MLAs to return to Stormont in doomed bid to pass organ donation law

The DUP has said it will continue to block the election of a speaker at Stormont as part of its protest against the NI Protocol.
MLAs to return to Stormont in doomed bid to pass organ donation law

By Jonathan McCambridge, PA

The Stormont Assembly will be recalled later in a doomed bid to pass a new law on organ donation in Northern Ireland.

Rival parties are attempting to ramp up the pressure on the DUP to end its boycott of devolution, but the unionist party has made clear it will again block any attempt to elect a speaker.

The recall petition is attempting to get MLAs to implement a new opt-out organ donation law inspired by Belfast boy Daithi MacGabhann, six, who is waiting for a heart transplant.

A petition tabled last week by Sinn Féin’s Stormont leader Michelle O’Neill gained the requisite 30 MLA signatures to secure a recall of the crisis-hit institutions, which will take place at 12pm.

Several previous attempts to reconstitute the Assembly have already failed as the DUP has not supported the election of a speaker at the outset of the sittings.

DUP leader Jeffrey Donaldson said his party would not back the election of a Stormont speaker, meaning no further business can take place (Brian Lawless/PA)

Without a speaker in place, the Assembly cannot proceed with further business.

DUP leader  Jeffrey Donaldson confirmed his party will again block the election of a speaker on Tuesday.

The region’s largest unionist party has refused to engage with the devolved institutions in Belfast since last May’s Assembly election, meaning it has not been possible to form a ministerial executive.

The boycott is part of the DUP’s campaign of opposition to Brexit’s Northern Ireland Protocol and the party says it will not return to powersharing until decisive action is taken to remove the protocol’s economic barriers on trade between Great Britain and Northern Ireland.

Negotiations between the UK Government and the EU to resolve differences over the protocol are continuing.

Organ donation legislation
Daithi MacGabhann is waiting for a heart transplant (Liam McBurney/PA)

The opt-out organ donation system was passed by MLAs last year, but the secondary legislation required to implement it cannot be approved in the Assembly due to the current political stalemate.

The opt-out system would mean adults in Northern Ireland would be presumed to be donors, unless they take a decision to opt out.
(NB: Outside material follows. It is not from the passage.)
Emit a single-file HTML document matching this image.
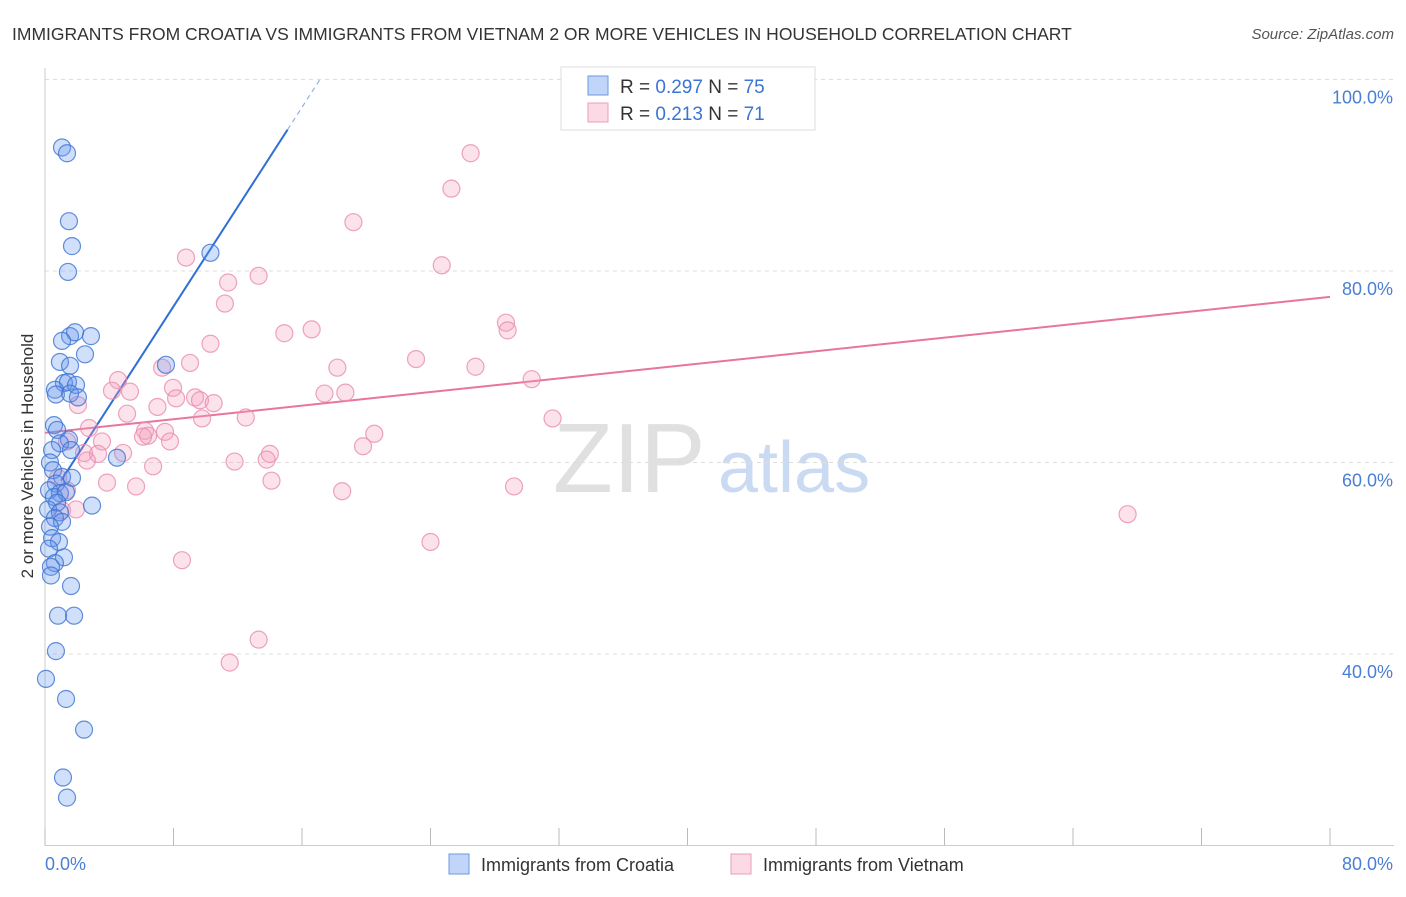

It is being implemented to increase donation rates in the region.

If the Assembly cannot pass the secondary legislation, then attention will turn to Westminster where the DUP has introduced an amendment to the Government’s Executive Formation Bill to facilitate the passing of the regulations.

The Bill deals with the legislation required to extend a deadline for holding a fresh Assembly election in Northern Ireland.

It will be for the Speaker’s Office at Westminster to decide whether to permit the DUP’s planned amendment on the organ donation regulations.

The NIO has cast doubt on the prospect of it being permitted, saying the scope of the Bill is very narrow.

Daithi’s Law
Mairtin MacGabhann has appealed to Northern Ireland politicians to pass the opt-out organ donation law (Liam McBurney/PA)

An NIO spokesman said: “The Department for Health has laid the statutory rule to enable the Assembly to progress the legislation, meaning that the election of a speaker would allow this important and life-saving piece of legislation to be addressed this week.

“The Executive Formation Bill is focused solely on the Executive formation period and the Secretary of State’s corresponding election duty and, as such, it consists of only one substantive clause only.

“The scope of the Bill is therefore very narrow, and amendments on issues other than the Executive formation period are highly unlikely to be in scope.

“The Secretary of State urges the NI parties to come together on this and reminds them that people in Northern Ireland expect and deserve the devolved institutions to be functioning fully.”

Daithi underwent another heart procedure in England last week.

His father, Mairtin MacGabhann, has called on Northern Ireland’s politicians to do all they can to get the law implemented.